### WHAT THE TASK REQUIRES:
Repeat the material verbatim and drop the pictures.

### DATA SHOWN:
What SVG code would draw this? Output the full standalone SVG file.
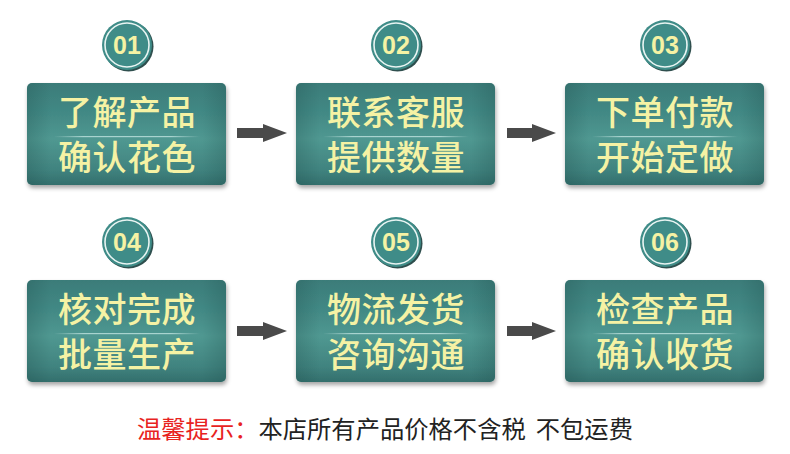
<svg xmlns="http://www.w3.org/2000/svg" width="790" height="454" viewBox="0 0 790 454">
<defs>
<linearGradient id="gv" x1="0" y1="0" x2="0" y2="1">
<stop offset="0" stop-color="#3b7c79"/>
<stop offset="0.3" stop-color="#428985"/>
<stop offset="0.55" stop-color="#509891"/>
<stop offset="0.85" stop-color="#40837f"/>
<stop offset="1" stop-color="#336f6c"/>
</linearGradient>
<linearGradient id="gh" x1="0" y1="0" x2="1" y2="0">
<stop offset="0" stop-color="#1d4c4a" stop-opacity="0.25"/>
<stop offset="0.12" stop-color="#1d4c4a" stop-opacity="0"/>
<stop offset="0.88" stop-color="#1d4c4a" stop-opacity="0"/>
<stop offset="1" stop-color="#1d4c4a" stop-opacity="0.25"/>
</linearGradient>
<linearGradient id="sep" x1="0" y1="0" x2="1" y2="0">
<stop offset="0" stop-color="#bfe3df" stop-opacity="0"/>
<stop offset="0.2" stop-color="#bfe3df" stop-opacity="0.8"/>
<stop offset="0.8" stop-color="#bfe3df" stop-opacity="0.8"/>
<stop offset="1" stop-color="#bfe3df" stop-opacity="0"/>
</linearGradient>
<filter id="sh" x="-10%" y="-10%" width="125%" height="130%">
<feGaussianBlur in="SourceAlpha" stdDeviation="2"/>
<feOffset dx="1" dy="3" result="b"/>
<feFlood flood-color="#000" flood-opacity="0.35"/>
<feComposite in2="b" operator="in"/>
<feMerge><feMergeNode/><feMergeNode in="SourceGraphic"/></feMerge>
</filter>
<g id="badge">
<circle cx="1.5" cy="1.5" r="25" fill="#2f4f4e"/>
<circle cx="0" cy="0" r="25" fill="#3f8c88"/>
<circle cx="0" cy="0" r="22" fill="none" stroke="#e8f4f2" stroke-width="1.6"/>
</g>
</defs>
<style>
.box{fill:url(#gv)}
.vig{fill:url(#gh)}
.t{font-family:"Noto Sans CJK SC","Microsoft YaHei",sans-serif;font-size:34px;font-weight:500;fill:#f5f2a4;text-anchor:middle;letter-spacing:0.5px}
.n{font-family:"Liberation Sans",Arial,sans-serif;font-size:25px;font-weight:bold;fill:#f5f2a4;text-anchor:middle}
.ar{fill:#4a4a4a}
.note{font-family:"Noto Sans CJK SC",sans-serif;font-size:24.3px}
</style>
<rect width="790" height="454" fill="#ffffff"/>

<g id="node1">
<use href="#badge" x="127" y="45"/><text class="n" x="127" y="54">01</text>
<g filter="url(#sh)"><rect class="box" x="27" y="83" width="199" height="102" rx="5"/></g>
<rect class="vig" x="27" y="83" width="199" height="102" rx="5"/>
<rect x="54" y="136" width="146" height="1.2" fill="url(#sep)"/>
<text class="t" x="127" y="125">了解产品</text>
<text class="t" x="127" y="170">确认花色</text>
</g>
<g id="node2">
<use href="#badge" x="396" y="45"/><text class="n" x="396" y="54">02</text>
<g filter="url(#sh)"><rect class="box" x="296" y="83" width="199" height="102" rx="5"/></g>
<rect class="vig" x="296" y="83" width="199" height="102" rx="5"/>
<rect x="323" y="136" width="146" height="1.2" fill="url(#sep)"/>
<text class="t" x="396" y="125">联系客服</text>
<text class="t" x="396" y="170">提供数量</text>
</g>
<g id="node3">
<use href="#badge" x="665" y="45"/><text class="n" x="665" y="54">03</text>
<g filter="url(#sh)"><rect class="box" x="565" y="83" width="199" height="102" rx="5"/></g>
<rect class="vig" x="565" y="83" width="199" height="102" rx="5"/>
<rect x="592" y="136" width="146" height="1.2" fill="url(#sep)"/>
<text class="t" x="665" y="125">下单付款</text>
<text class="t" x="665" y="170">开始定做</text>
</g>
<g id="node4">
<use href="#badge" x="127" y="242"/><text class="n" x="127" y="251">04</text>
<g filter="url(#sh)"><rect class="box" x="27" y="280" width="199" height="102" rx="5"/></g>
<rect class="vig" x="27" y="280" width="199" height="102" rx="5"/>
<rect x="54" y="333" width="146" height="1.2" fill="url(#sep)"/>
<text class="t" x="127" y="322">核对完成</text>
<text class="t" x="127" y="367">批量生产</text>
</g>
<g id="node5">
<use href="#badge" x="396" y="242"/><text class="n" x="396" y="251">05</text>
<g filter="url(#sh)"><rect class="box" x="296" y="280" width="199" height="102" rx="5"/></g>
<rect class="vig" x="296" y="280" width="199" height="102" rx="5"/>
<rect x="323" y="333" width="146" height="1.2" fill="url(#sep)"/>
<text class="t" x="396" y="322">物流发货</text>
<text class="t" x="396" y="367">咨询沟通</text>
</g>
<g id="node6">
<use href="#badge" x="665" y="242"/><text class="n" x="665" y="251">06</text>
<g filter="url(#sh)"><rect class="box" x="565" y="280" width="199" height="102" rx="5"/></g>
<rect class="vig" x="565" y="280" width="199" height="102" rx="5"/>
<rect x="592" y="333" width="146" height="1.2" fill="url(#sep)"/>
<text class="t" x="665" y="322">检查产品</text>
<text class="t" x="665" y="367">确认收货</text>
</g>

<g id="connectors">
<polygon class="ar" points="237,128 263,128 263,124 287,133 263,142 263,138 237,138"/>
<polygon class="ar" points="507,128 532,128 532,124 556,133 532,142 532,138 507,138"/>
<polygon class="ar" points="237,326 263,326 263,322 287,331 263,340 263,336 237,336"/>
<polygon class="ar" points="507,326 532,326 532,322 556,331 532,340 532,336 507,336"/>
</g>

<text class="note" x="137" y="438"><tspan fill="#e8231f">温馨提示：</tspan><tspan fill="#222222">本店所有产品价格不含税</tspan><tspan fill="#222222" dx="10">不包运费</tspan></text>
</svg>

### SOLUTION TO THE EXERCISE:
What SVG code would draw this? Output the full standalone SVG file.
<svg xmlns="http://www.w3.org/2000/svg" width="790" height="454" viewBox="0 0 790 454">
<defs>
<linearGradient id="gv" x1="0" y1="0" x2="0" y2="1">
<stop offset="0" stop-color="#3b7c79"/>
<stop offset="0.3" stop-color="#428985"/>
<stop offset="0.55" stop-color="#509891"/>
<stop offset="0.85" stop-color="#40837f"/>
<stop offset="1" stop-color="#336f6c"/>
</linearGradient>
<linearGradient id="gh" x1="0" y1="0" x2="1" y2="0">
<stop offset="0" stop-color="#1d4c4a" stop-opacity="0.25"/>
<stop offset="0.12" stop-color="#1d4c4a" stop-opacity="0"/>
<stop offset="0.88" stop-color="#1d4c4a" stop-opacity="0"/>
<stop offset="1" stop-color="#1d4c4a" stop-opacity="0.25"/>
</linearGradient>
<linearGradient id="sep" x1="0" y1="0" x2="1" y2="0">
<stop offset="0" stop-color="#bfe3df" stop-opacity="0"/>
<stop offset="0.2" stop-color="#bfe3df" stop-opacity="0.8"/>
<stop offset="0.8" stop-color="#bfe3df" stop-opacity="0.8"/>
<stop offset="1" stop-color="#bfe3df" stop-opacity="0"/>
</linearGradient>
<filter id="sh" x="-10%" y="-10%" width="125%" height="130%">
<feGaussianBlur in="SourceAlpha" stdDeviation="2"/>
<feOffset dx="1" dy="3" result="b"/>
<feFlood flood-color="#000" flood-opacity="0.35"/>
<feComposite in2="b" operator="in"/>
<feMerge><feMergeNode/><feMergeNode in="SourceGraphic"/></feMerge>
</filter>
<g id="badge">
<circle cx="1.5" cy="1.5" r="25" fill="#2f4f4e"/>
<circle cx="0" cy="0" r="25" fill="#3f8c88"/>
<circle cx="0" cy="0" r="22" fill="none" stroke="#e8f4f2" stroke-width="1.6"/>
</g>
</defs>
<style>
.box{fill:url(#gv)}
.vig{fill:url(#gh)}
.t{font-family:"Noto Sans CJK SC","Microsoft YaHei",sans-serif;font-size:34px;font-weight:500;fill:#f5f2a4;text-anchor:middle;letter-spacing:0.5px}
.n{font-family:"Liberation Sans",Arial,sans-serif;font-size:25px;font-weight:bold;fill:#f5f2a4;text-anchor:middle}
.ar{fill:#4a4a4a}
.note{font-family:"Noto Sans CJK SC",sans-serif;font-size:24.3px}
</style>
<rect width="790" height="454" fill="#ffffff"/>

<g id="node1">
<use href="#badge" x="127" y="45"/><text class="n" x="127" y="54">01</text>
<g filter="url(#sh)"><rect class="box" x="27" y="83" width="199" height="102" rx="5"/></g>
<rect class="vig" x="27" y="83" width="199" height="102" rx="5"/>
<rect x="54" y="136" width="146" height="1.2" fill="url(#sep)"/>
<text class="t" x="127" y="125">了解产品</text>
<text class="t" x="127" y="170">确认花色</text>
</g>
<g id="node2">
<use href="#badge" x="396" y="45"/><text class="n" x="396" y="54">02</text>
<g filter="url(#sh)"><rect class="box" x="296" y="83" width="199" height="102" rx="5"/></g>
<rect class="vig" x="296" y="83" width="199" height="102" rx="5"/>
<rect x="323" y="136" width="146" height="1.2" fill="url(#sep)"/>
<text class="t" x="396" y="125">联系客服</text>
<text class="t" x="396" y="170">提供数量</text>
</g>
<g id="node3">
<use href="#badge" x="665" y="45"/><text class="n" x="665" y="54">03</text>
<g filter="url(#sh)"><rect class="box" x="565" y="83" width="199" height="102" rx="5"/></g>
<rect class="vig" x="565" y="83" width="199" height="102" rx="5"/>
<rect x="592" y="136" width="146" height="1.2" fill="url(#sep)"/>
<text class="t" x="665" y="125">下单付款</text>
<text class="t" x="665" y="170">开始定做</text>
</g>
<g id="node4">
<use href="#badge" x="127" y="242"/><text class="n" x="127" y="251">04</text>
<g filter="url(#sh)"><rect class="box" x="27" y="280" width="199" height="102" rx="5"/></g>
<rect class="vig" x="27" y="280" width="199" height="102" rx="5"/>
<rect x="54" y="333" width="146" height="1.2" fill="url(#sep)"/>
<text class="t" x="127" y="322">核对完成</text>
<text class="t" x="127" y="367">批量生产</text>
</g>
<g id="node5">
<use href="#badge" x="396" y="242"/><text class="n" x="396" y="251">05</text>
<g filter="url(#sh)"><rect class="box" x="296" y="280" width="199" height="102" rx="5"/></g>
<rect class="vig" x="296" y="280" width="199" height="102" rx="5"/>
<rect x="323" y="333" width="146" height="1.2" fill="url(#sep)"/>
<text class="t" x="396" y="322">物流发货</text>
<text class="t" x="396" y="367">咨询沟通</text>
</g>
<g id="node6">
<use href="#badge" x="665" y="242"/><text class="n" x="665" y="251">06</text>
<g filter="url(#sh)"><rect class="box" x="565" y="280" width="199" height="102" rx="5"/></g>
<rect class="vig" x="565" y="280" width="199" height="102" rx="5"/>
<rect x="592" y="333" width="146" height="1.2" fill="url(#sep)"/>
<text class="t" x="665" y="322">检查产品</text>
<text class="t" x="665" y="367">确认收货</text>
</g>

<g id="connectors">
<polygon class="ar" points="237,128 263,128 263,124 287,133 263,142 263,138 237,138"/>
<polygon class="ar" points="507,128 532,128 532,124 556,133 532,142 532,138 507,138"/>
<polygon class="ar" points="237,326 263,326 263,322 287,331 263,340 263,336 237,336"/>
<polygon class="ar" points="507,326 532,326 532,322 556,331 532,340 532,336 507,336"/>
</g>

<text class="note" x="137" y="438"><tspan fill="#e8231f">温馨提示：</tspan><tspan fill="#222222">本店所有产品价格不含税</tspan><tspan fill="#222222" dx="10">不包运费</tspan></text>
</svg>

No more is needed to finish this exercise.